We rolled up to the Black Cone’s base and doffed as much kit as we could to begin the ascent. The whole feature is composed of large basalt boulders, so climbing was like playing on a jungle gym. At the top, the wind roared and we took an hour admiring the view and just taking it all in. We’d made it to our destination. It was hard for me to process. I’d been planning it for years, and here I was. Neb phoned his dad on our borrowed Satellite Phone. We are very far from help if something goes wrong, so we made an extra effort to have a backup plan. With the Sat-Phone we could call one of Wry’s mates who owns a helicopter and had agreed to be our life-line if needed. It was nice piece of mind. This place is no joke, a fact that became clearer with every passing hour.


Above: Wry climbs to the Eastern edge


Above: Me and the boys. Cheers fellas, we made it!


Above: Wry and Neb studying the dunes


Above: From the other side of the Cone, the bikes look like toys. From there, I could just make out that somebody’s helmet had fallen in the sand! Ha ha ha… shit. It was mine.


Above: In the Cone’s “dimple” Wry and I play the fool


Above: Back down again, a little less energetic, but totally fulfilled.

We agreed that for this first foray into the Valley, we wanted to explore Aruba Rock, the castle-like tan volcanic core jutting from the ground some kilometres away, and see if we could get to Lake Logipi. So,rather than play the day away in the dunes, we had to get moving. Right away, I delayed our plans by getting myself stuck… twice. The first time, I missed the line and ended up off the lee side of a dune in the soft sand. I managed to extricate myself from there, but as I ground my way around the bowl of the dune, I got trapped right where Wry had churned up the sand earlier on. Neb had to come give me a hand or I wasn’t going anywhere. That battle wore me out further, I was beginning to see where this was going...


Above: Me, well and truly dug in.

Once I was out, we made our way to new territory out the North end of the dunes near Aruba Rock. Before long, Neb rode ahead of me and parked on a dune top and I could see spots in the sky ahead. Helicopters. Twice a day, two high-end tour operators take clients on helicopter rides over Kenya’s desert highlights, including Aruba Rock and the Black Cone. I rushed to where Neb was, and almost went over backwards as a fist full of throttle in soft sand caught hold and the wheel lifted up well past my comfort zone! I was parked and settled by the time the first bird thumped a circle around us, and we watched as the third and fourth, both four-seaters, descended to eye-level in the distance and charged directly at us and over our heads, waving. A very cool salute from colleagues of Wry’s friend.


Above: Spread out aiming for Aruba Rock


Above: Our helicopter fly-by. Also in the video below.

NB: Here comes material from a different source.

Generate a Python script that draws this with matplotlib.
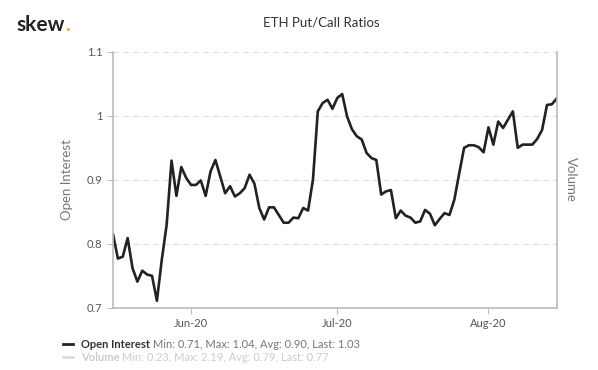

Once the choppers were specks in the southern sky, we continued toward Aruba Rock. Soon, we could see that the black skirt surrounding the Rock was composed of large volcanic rubble, impassable on a bike, at least from the South. By this time, Neb, the food alarm, was getting hungry and we all agreed it was time to park up somewhere shady, chew some vittles, down some water and ORS and maybe wait out the heat of the day before pushing North. At this point, we were considering camping in the valley overnight. There was no sign of anyone anywhere for miles. It would be breath-taking to see dusk and dawn in that place. But given our water situation (6L each, half of it gone already), it could have also been daft and dangerous.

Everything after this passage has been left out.